WHAT YOU NEED TO DO: Print the entries below word for word; the pictures stay out of your copy.

Charts and diagrams as code
*****

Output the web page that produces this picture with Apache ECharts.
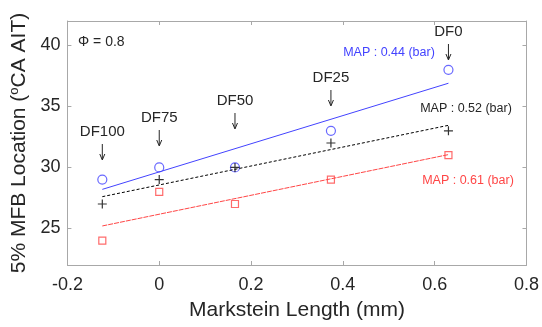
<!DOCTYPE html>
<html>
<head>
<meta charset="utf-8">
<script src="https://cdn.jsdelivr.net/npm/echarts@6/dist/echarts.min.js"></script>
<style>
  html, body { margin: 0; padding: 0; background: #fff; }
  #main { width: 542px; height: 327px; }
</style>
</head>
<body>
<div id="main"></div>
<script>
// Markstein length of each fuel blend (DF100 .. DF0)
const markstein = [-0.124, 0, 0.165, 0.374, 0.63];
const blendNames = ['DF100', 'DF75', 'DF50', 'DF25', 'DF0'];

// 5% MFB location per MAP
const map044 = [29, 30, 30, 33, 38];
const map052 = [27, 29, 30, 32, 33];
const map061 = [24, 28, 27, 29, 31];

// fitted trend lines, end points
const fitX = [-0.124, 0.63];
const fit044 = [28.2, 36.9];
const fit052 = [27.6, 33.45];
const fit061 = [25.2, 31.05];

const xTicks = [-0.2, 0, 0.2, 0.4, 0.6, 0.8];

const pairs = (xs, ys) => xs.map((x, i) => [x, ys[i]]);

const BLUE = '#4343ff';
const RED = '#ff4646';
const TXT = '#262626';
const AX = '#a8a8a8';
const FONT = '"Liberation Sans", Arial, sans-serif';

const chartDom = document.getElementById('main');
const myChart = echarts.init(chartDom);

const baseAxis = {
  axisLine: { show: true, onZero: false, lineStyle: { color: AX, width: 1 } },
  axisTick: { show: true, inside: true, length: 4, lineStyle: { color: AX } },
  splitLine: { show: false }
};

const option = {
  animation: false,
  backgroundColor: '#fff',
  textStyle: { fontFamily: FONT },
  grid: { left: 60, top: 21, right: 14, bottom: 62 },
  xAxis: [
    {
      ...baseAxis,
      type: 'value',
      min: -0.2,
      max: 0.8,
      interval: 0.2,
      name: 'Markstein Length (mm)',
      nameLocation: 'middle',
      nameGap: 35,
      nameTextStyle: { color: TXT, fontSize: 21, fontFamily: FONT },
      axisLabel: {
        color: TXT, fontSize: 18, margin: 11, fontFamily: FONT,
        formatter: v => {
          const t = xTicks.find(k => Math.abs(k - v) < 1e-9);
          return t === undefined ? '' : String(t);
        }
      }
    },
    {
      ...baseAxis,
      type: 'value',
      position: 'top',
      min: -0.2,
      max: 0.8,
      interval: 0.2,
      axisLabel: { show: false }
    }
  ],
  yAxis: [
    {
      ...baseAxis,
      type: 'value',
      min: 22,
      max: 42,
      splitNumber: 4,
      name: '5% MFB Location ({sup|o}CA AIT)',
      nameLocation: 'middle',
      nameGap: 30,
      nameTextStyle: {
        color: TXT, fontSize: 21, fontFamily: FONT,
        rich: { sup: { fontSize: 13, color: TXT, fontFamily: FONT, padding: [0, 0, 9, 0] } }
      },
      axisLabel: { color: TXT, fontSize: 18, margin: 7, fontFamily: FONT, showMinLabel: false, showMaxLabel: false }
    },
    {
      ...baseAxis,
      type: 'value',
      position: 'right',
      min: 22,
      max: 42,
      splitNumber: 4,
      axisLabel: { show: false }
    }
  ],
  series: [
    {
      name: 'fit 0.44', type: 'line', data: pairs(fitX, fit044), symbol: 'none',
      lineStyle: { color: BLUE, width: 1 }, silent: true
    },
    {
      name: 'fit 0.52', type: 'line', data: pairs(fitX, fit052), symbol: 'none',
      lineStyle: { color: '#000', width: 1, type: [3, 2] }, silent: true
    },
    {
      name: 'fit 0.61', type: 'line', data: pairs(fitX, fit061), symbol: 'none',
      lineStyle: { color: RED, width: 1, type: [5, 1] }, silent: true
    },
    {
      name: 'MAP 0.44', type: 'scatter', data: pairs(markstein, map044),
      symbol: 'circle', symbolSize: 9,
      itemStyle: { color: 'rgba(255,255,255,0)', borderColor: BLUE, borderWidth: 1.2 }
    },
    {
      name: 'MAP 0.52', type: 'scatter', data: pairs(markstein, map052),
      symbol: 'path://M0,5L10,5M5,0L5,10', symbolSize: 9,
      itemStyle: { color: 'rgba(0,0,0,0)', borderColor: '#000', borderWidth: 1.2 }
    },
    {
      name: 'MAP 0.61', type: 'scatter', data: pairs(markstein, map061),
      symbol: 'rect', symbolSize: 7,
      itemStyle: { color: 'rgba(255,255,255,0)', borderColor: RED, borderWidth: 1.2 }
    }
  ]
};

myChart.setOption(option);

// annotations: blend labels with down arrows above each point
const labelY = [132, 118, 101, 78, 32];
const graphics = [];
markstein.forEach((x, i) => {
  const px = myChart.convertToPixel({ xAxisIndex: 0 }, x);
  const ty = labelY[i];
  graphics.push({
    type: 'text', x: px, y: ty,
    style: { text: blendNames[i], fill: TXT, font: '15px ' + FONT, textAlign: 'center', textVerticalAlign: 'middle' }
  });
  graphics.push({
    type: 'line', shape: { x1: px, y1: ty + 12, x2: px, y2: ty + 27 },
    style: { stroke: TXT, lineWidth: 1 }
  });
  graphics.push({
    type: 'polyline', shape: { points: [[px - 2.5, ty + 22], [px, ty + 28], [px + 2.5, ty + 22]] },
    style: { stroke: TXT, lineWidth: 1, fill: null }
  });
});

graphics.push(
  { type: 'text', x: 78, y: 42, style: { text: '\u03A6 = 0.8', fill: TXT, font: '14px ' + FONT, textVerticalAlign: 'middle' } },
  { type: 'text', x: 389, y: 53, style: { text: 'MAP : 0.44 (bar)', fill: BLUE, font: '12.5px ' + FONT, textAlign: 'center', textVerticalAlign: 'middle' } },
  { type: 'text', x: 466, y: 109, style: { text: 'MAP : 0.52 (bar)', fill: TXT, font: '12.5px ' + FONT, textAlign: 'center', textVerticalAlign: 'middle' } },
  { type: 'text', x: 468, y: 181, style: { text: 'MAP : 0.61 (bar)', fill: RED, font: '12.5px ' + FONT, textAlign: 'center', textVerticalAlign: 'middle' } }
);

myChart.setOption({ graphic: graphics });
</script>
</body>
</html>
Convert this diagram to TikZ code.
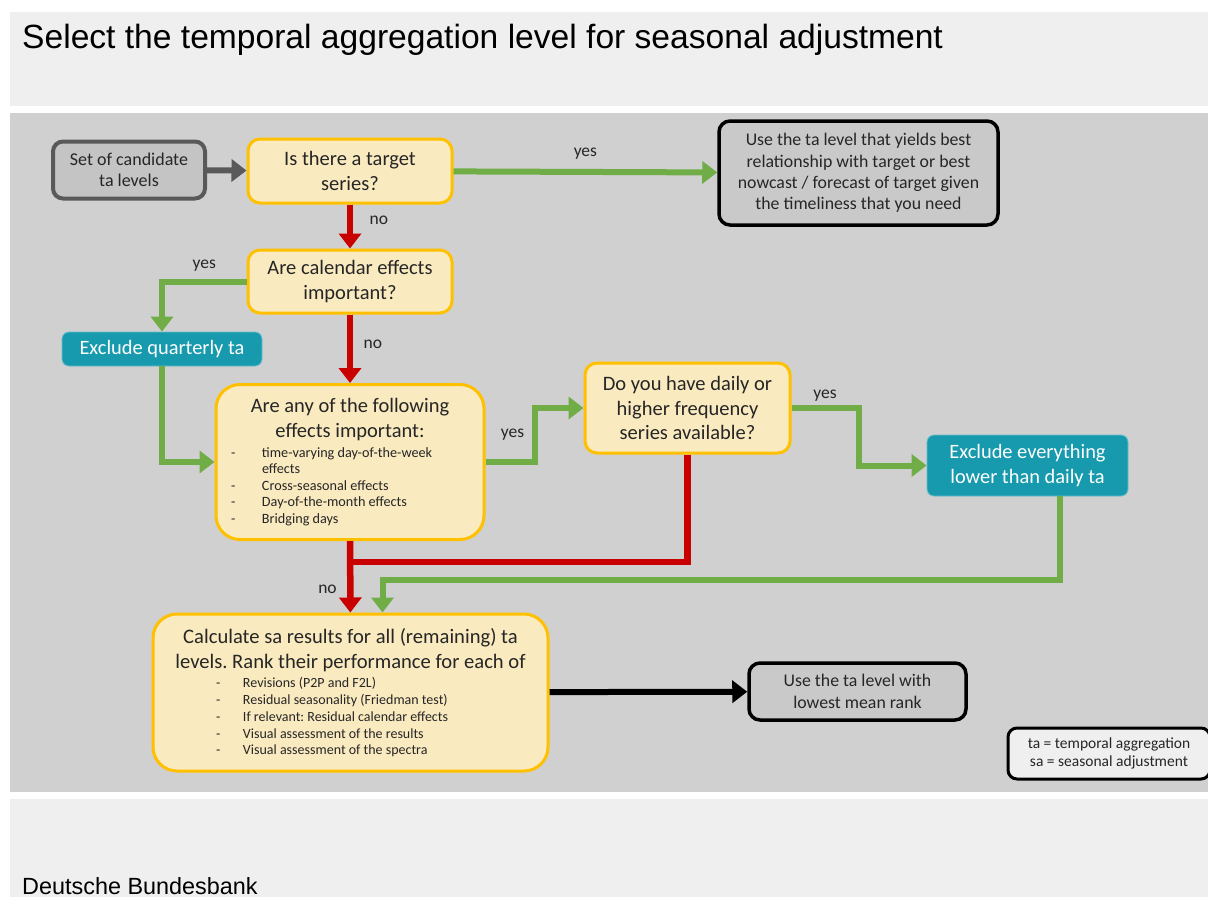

*****

EXPECTED OUTPUT:
Output the web page that produces this picture with Apache ECharts.
<!DOCTYPE html>
<html>
<head>
<meta charset="utf-8">
<script src="https://cdn.jsdelivr.net/npm/echarts@6/dist/echarts.min.js"></script>
<style>
  html, body { margin: 0; padding: 0; background: #fff; }
  #main { width: 542px; height: 327px; }
</style>
</head>
<body>
<div id="main"></div>
<script>
// Markstein length of each fuel blend (DF100 .. DF0)
const markstein = [-0.124, 0, 0.165, 0.374, 0.63];
const blendNames = ['DF100', 'DF75', 'DF50', 'DF25', 'DF0'];

// 5% MFB location per MAP
const map044 = [29, 30, 30, 33, 38];
const map052 = [27, 29, 30, 32, 33];
const map061 = [24, 28, 27, 29, 31];

// fitted trend lines, end points
const fitX = [-0.124, 0.63];
const fit044 = [28.2, 36.9];
const fit052 = [27.6, 33.45];
const fit061 = [25.2, 31.05];

const xTicks = [-0.2, 0, 0.2, 0.4, 0.6, 0.8];

const pairs = (xs, ys) => xs.map((x, i) => [x, ys[i]]);

const BLUE = '#4343ff';
const RED = '#ff4646';
const TXT = '#262626';
const AX = '#a8a8a8';
const FONT = '"Liberation Sans", Arial, sans-serif';

const chartDom = document.getElementById('main');
const myChart = echarts.init(chartDom);

const baseAxis = {
  axisLine: { show: true, onZero: false, lineStyle: { color: AX, width: 1 } },
  axisTick: { show: true, inside: true, length: 4, lineStyle: { color: AX } },
  splitLine: { show: false }
};

const option = {
  animation: false,
  backgroundColor: '#fff',
  textStyle: { fontFamily: FONT },
  grid: { left: 60, top: 21, right: 14, bottom: 62 },
  xAxis: [
    {
      ...baseAxis,
      type: 'value',
      min: -0.2,
      max: 0.8,
      interval: 0.2,
      name: 'Markstein Length (mm)',
      nameLocation: 'middle',
      nameGap: 35,
      nameTextStyle: { color: TXT, fontSize: 21, fontFamily: FONT },
      axisLabel: {
        color: TXT, fontSize: 18, margin: 11, fontFamily: FONT,
        formatter: v => {
          const t = xTicks.find(k => Math.abs(k - v) < 1e-9);
          return t === undefined ? '' : String(t);
        }
      }
    },
    {
      ...baseAxis,
      type: 'value',
      position: 'top',
      min: -0.2,
      max: 0.8,
      interval: 0.2,
      axisLabel: { show: false }
    }
  ],
  yAxis: [
    {
      ...baseAxis,
      type: 'value',
      min: 22,
      max: 42,
      splitNumber: 4,
      name: '5% MFB Location ({sup|o}CA AIT)',
      nameLocation: 'middle',
      nameGap: 30,
      nameTextStyle: {
        color: TXT, fontSize: 21, fontFamily: FONT,
        rich: { sup: { fontSize: 13, color: TXT, fontFamily: FONT, padding: [0, 0, 9, 0] } }
      },
      axisLabel: { color: TXT, fontSize: 18, margin: 7, fontFamily: FONT, showMinLabel: false, showMaxLabel: false }
    },
    {
      ...baseAxis,
      type: 'value',
      position: 'right',
      min: 22,
      max: 42,
      splitNumber: 4,
      axisLabel: { show: false }
    }
  ],
  series: [
    {
      name: 'fit 0.44', type: 'line', data: pairs(fitX, fit044), symbol: 'none',
      lineStyle: { color: BLUE, width: 1 }, silent: true
    },
    {
      name: 'fit 0.52', type: 'line', data: pairs(fitX, fit052), symbol: 'none',
      lineStyle: { color: '#000', width: 1, type: [3, 2] }, silent: true
    },
    {
      name: 'fit 0.61', type: 'line', data: pairs(fitX, fit061), symbol: 'none',
      lineStyle: { color: RED, width: 1, type: [5, 1] }, silent: true
    },
    {
      name: 'MAP 0.44', type: 'scatter', data: pairs(markstein, map044),
      symbol: 'circle', symbolSize: 9,
      itemStyle: { color: 'rgba(255,255,255,0)', borderColor: BLUE, borderWidth: 1.2 }
    },
    {
      name: 'MAP 0.52', type: 'scatter', data: pairs(markstein, map052),
      symbol: 'path://M0,5L10,5M5,0L5,10', symbolSize: 9,
      itemStyle: { color: 'rgba(0,0,0,0)', borderColor: '#000', borderWidth: 1.2 }
    },
    {
      name: 'MAP 0.61', type: 'scatter', data: pairs(markstein, map061),
      symbol: 'rect', symbolSize: 7,
      itemStyle: { color: 'rgba(255,255,255,0)', borderColor: RED, borderWidth: 1.2 }
    }
  ]
};

myChart.setOption(option);

// annotations: blend labels with down arrows above each point
const labelY = [132, 118, 101, 78, 32];
const graphics = [];
markstein.forEach((x, i) => {
  const px = myChart.convertToPixel({ xAxisIndex: 0 }, x);
  const ty = labelY[i];
  graphics.push({
    type: 'text', x: px, y: ty,
    style: { text: blendNames[i], fill: TXT, font: '15px ' + FONT, textAlign: 'center', textVerticalAlign: 'middle' }
  });
  graphics.push({
    type: 'line', shape: { x1: px, y1: ty + 12, x2: px, y2: ty + 27 },
    style: { stroke: TXT, lineWidth: 1 }
  });
  graphics.push({
    type: 'polyline', shape: { points: [[px - 2.5, ty + 22], [px, ty + 28], [px + 2.5, ty + 22]] },
    style: { stroke: TXT, lineWidth: 1, fill: null }
  });
});

graphics.push(
  { type: 'text', x: 78, y: 42, style: { text: '\u03A6 = 0.8', fill: TXT, font: '14px ' + FONT, textVerticalAlign: 'middle' } },
  { type: 'text', x: 389, y: 53, style: { text: 'MAP : 0.44 (bar)', fill: BLUE, font: '12.5px ' + FONT, textAlign: 'center', textVerticalAlign: 'middle' } },
  { type: 'text', x: 466, y: 109, style: { text: 'MAP : 0.52 (bar)', fill: TXT, font: '12.5px ' + FONT, textAlign: 'center', textVerticalAlign: 'middle' } },
  { type: 'text', x: 468, y: 181, style: { text: 'MAP : 0.61 (bar)', fill: RED, font: '12.5px ' + FONT, textAlign: 'center', textVerticalAlign: 'middle' } }
);

myChart.setOption({ graphic: graphics });
</script>
</body>
</html>
Convert this diagram to TikZ code.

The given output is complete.